### Work to complete
Write out all lines holding the word "this".

### Input rows
****
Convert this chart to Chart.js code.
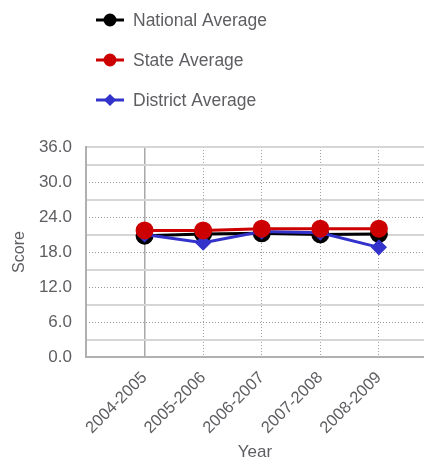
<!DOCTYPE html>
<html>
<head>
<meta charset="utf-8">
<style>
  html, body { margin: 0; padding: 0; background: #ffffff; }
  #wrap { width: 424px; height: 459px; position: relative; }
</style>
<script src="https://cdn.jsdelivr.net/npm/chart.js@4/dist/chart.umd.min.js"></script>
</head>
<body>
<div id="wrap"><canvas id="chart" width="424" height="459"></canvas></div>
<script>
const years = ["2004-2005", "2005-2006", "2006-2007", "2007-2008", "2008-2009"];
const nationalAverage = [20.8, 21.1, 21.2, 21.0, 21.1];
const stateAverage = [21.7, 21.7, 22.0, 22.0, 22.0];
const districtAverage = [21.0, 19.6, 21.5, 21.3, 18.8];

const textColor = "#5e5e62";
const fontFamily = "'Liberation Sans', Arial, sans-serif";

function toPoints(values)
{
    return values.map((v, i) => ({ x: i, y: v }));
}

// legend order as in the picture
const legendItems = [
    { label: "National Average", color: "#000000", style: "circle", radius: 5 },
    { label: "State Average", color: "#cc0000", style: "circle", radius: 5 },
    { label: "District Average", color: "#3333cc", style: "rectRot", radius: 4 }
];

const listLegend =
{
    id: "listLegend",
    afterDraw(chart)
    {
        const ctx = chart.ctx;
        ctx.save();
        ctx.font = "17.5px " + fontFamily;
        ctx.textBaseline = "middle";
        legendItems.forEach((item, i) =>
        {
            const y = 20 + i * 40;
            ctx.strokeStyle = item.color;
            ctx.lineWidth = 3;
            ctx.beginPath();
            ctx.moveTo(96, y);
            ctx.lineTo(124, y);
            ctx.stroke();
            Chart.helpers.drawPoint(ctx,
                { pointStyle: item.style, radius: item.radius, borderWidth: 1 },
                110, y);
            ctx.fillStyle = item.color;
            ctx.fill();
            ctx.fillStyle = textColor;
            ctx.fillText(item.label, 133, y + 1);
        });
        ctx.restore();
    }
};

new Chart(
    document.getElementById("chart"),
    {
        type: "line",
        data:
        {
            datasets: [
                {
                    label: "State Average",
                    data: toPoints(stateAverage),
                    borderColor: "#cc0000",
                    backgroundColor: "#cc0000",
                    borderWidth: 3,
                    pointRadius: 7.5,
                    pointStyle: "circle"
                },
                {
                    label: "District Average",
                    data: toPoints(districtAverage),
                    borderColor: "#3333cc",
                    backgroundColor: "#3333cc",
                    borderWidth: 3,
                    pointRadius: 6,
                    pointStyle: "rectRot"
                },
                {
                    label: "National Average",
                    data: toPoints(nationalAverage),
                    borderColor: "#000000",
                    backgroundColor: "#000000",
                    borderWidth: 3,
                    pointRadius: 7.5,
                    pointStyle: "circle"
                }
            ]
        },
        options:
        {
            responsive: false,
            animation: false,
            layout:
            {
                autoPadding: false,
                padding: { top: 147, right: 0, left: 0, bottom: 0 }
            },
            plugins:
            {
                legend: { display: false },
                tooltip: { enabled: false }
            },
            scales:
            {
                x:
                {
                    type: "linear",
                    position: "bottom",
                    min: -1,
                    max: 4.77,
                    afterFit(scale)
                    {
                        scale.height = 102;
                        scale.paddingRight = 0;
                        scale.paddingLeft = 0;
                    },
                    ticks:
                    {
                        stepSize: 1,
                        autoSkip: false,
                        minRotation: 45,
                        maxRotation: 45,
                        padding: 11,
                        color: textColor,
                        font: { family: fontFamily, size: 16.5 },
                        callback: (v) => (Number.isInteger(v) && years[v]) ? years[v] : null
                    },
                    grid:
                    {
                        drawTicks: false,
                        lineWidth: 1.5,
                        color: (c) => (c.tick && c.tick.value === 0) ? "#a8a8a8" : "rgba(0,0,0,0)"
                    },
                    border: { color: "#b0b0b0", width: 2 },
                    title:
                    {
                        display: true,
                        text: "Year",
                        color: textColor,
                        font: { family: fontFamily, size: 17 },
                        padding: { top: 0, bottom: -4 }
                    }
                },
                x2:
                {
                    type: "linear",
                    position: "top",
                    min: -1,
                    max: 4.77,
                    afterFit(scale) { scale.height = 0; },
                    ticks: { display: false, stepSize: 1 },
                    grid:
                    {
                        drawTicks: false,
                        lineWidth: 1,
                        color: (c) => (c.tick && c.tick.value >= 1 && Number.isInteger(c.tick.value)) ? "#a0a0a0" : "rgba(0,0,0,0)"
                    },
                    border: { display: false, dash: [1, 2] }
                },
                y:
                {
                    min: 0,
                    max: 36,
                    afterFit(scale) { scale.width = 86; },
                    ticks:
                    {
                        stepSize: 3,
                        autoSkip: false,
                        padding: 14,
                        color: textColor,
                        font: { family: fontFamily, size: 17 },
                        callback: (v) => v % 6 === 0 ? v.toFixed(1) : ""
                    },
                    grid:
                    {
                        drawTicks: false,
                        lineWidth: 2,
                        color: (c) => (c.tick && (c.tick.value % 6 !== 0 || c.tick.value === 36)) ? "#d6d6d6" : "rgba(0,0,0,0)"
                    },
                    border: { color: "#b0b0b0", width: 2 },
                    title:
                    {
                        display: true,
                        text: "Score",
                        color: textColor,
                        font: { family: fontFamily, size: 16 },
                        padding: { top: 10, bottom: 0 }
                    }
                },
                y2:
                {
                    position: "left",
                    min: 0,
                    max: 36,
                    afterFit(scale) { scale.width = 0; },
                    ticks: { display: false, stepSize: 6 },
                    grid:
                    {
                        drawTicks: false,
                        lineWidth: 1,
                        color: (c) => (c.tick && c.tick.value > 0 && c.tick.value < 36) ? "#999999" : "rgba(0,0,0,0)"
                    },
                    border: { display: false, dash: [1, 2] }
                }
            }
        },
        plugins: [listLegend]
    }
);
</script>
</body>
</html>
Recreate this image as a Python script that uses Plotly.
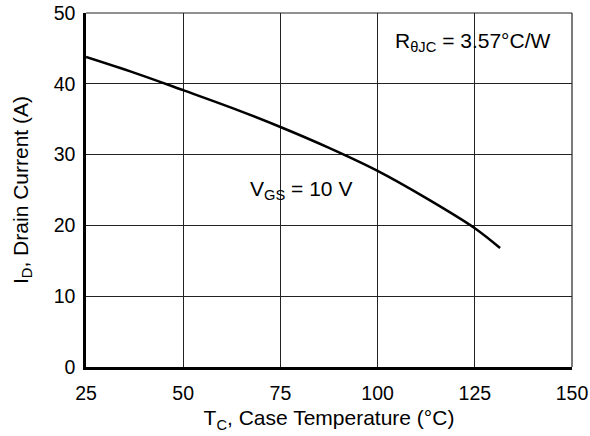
****
### Reply
Convert this chart to Chart.js code.
Recreate this image as a Python script that uses Plotly.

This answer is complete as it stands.